TASK TO CARRY OUT:
Extract every line below that contains the word "this".

Source data:
───

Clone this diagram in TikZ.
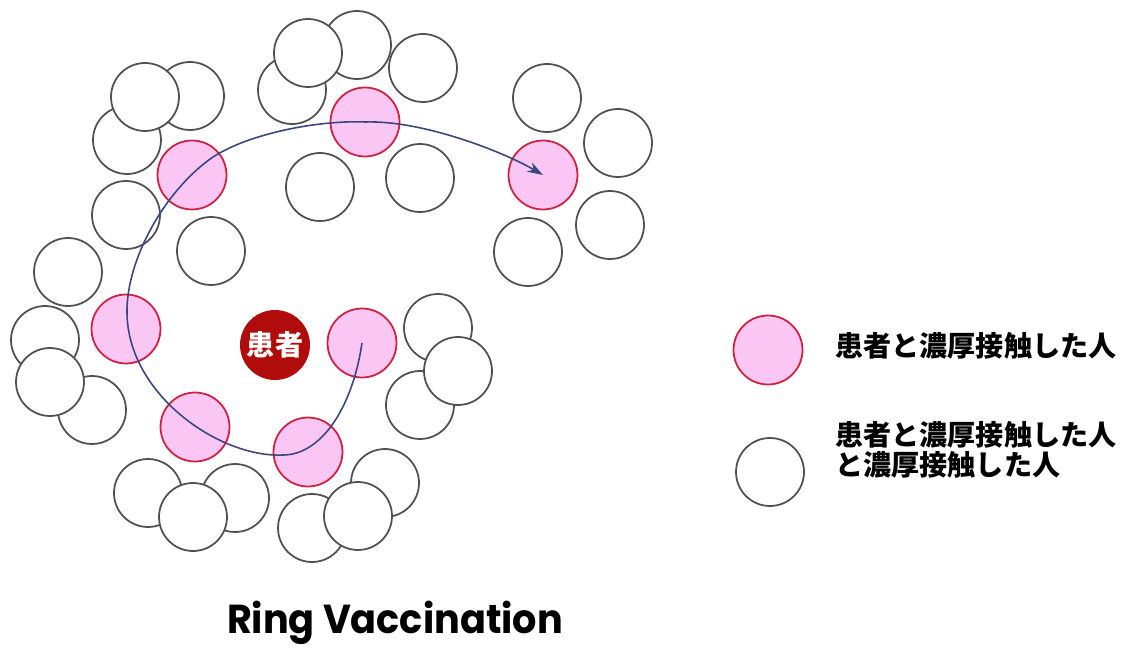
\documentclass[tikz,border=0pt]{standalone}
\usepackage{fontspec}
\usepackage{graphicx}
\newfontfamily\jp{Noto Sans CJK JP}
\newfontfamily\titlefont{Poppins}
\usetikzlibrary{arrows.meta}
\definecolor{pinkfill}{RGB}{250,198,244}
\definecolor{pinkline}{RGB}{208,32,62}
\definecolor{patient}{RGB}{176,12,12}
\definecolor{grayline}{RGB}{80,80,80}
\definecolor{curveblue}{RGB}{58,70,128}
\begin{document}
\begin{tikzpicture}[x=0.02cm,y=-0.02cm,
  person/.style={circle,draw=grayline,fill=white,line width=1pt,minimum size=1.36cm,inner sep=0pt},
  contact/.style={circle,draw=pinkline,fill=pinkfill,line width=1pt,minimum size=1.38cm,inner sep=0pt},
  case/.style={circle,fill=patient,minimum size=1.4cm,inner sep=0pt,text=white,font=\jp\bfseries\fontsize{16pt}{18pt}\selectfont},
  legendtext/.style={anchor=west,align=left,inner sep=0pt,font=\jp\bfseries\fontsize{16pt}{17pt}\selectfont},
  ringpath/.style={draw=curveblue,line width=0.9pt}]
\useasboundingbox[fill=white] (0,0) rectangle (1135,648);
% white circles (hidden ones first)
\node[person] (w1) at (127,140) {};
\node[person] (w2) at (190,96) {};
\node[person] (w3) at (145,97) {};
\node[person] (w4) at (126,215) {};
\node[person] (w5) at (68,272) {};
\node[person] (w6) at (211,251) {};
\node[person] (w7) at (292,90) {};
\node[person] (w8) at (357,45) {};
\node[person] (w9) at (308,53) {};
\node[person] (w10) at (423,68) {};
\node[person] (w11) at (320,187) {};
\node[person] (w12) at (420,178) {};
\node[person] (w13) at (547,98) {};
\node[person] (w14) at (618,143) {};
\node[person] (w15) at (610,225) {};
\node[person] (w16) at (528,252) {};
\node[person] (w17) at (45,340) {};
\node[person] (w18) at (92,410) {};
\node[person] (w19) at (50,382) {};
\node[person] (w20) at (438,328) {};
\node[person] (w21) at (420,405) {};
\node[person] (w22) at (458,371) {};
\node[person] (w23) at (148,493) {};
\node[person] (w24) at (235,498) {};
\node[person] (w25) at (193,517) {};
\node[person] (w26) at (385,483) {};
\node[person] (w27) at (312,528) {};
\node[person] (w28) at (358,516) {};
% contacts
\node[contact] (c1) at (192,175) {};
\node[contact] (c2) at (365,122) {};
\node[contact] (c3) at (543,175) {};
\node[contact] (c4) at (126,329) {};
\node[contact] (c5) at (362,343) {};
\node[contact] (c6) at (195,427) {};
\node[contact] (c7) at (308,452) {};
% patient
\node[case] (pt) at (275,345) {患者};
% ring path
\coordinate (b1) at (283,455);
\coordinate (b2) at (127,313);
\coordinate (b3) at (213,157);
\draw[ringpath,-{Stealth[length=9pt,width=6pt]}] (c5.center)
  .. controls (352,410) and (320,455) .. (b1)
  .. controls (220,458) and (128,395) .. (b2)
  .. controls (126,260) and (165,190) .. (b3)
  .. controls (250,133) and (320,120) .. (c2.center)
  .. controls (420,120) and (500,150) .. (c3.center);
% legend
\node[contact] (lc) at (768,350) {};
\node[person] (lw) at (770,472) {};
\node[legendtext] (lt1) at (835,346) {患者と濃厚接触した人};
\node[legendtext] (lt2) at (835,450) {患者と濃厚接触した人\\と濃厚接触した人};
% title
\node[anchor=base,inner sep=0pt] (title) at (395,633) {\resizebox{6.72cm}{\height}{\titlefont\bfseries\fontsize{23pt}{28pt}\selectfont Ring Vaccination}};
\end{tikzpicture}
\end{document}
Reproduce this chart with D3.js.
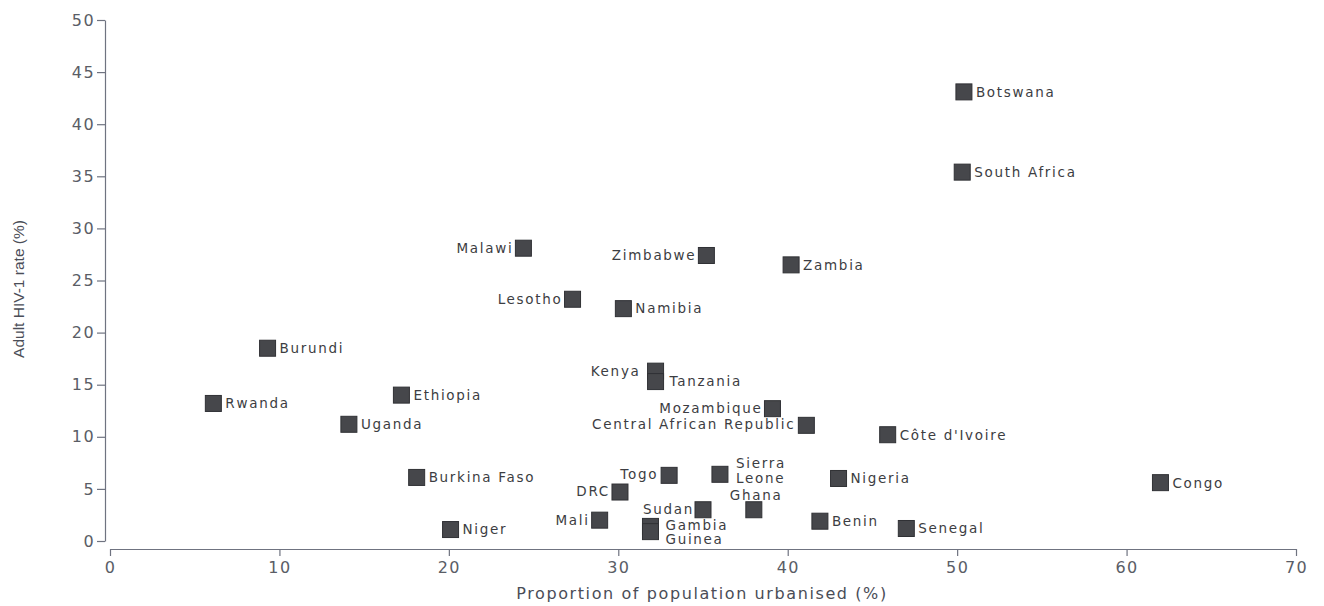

───

FINAL RESULT:
Clone this diagram in TikZ.
Reproduce this chart with D3.js.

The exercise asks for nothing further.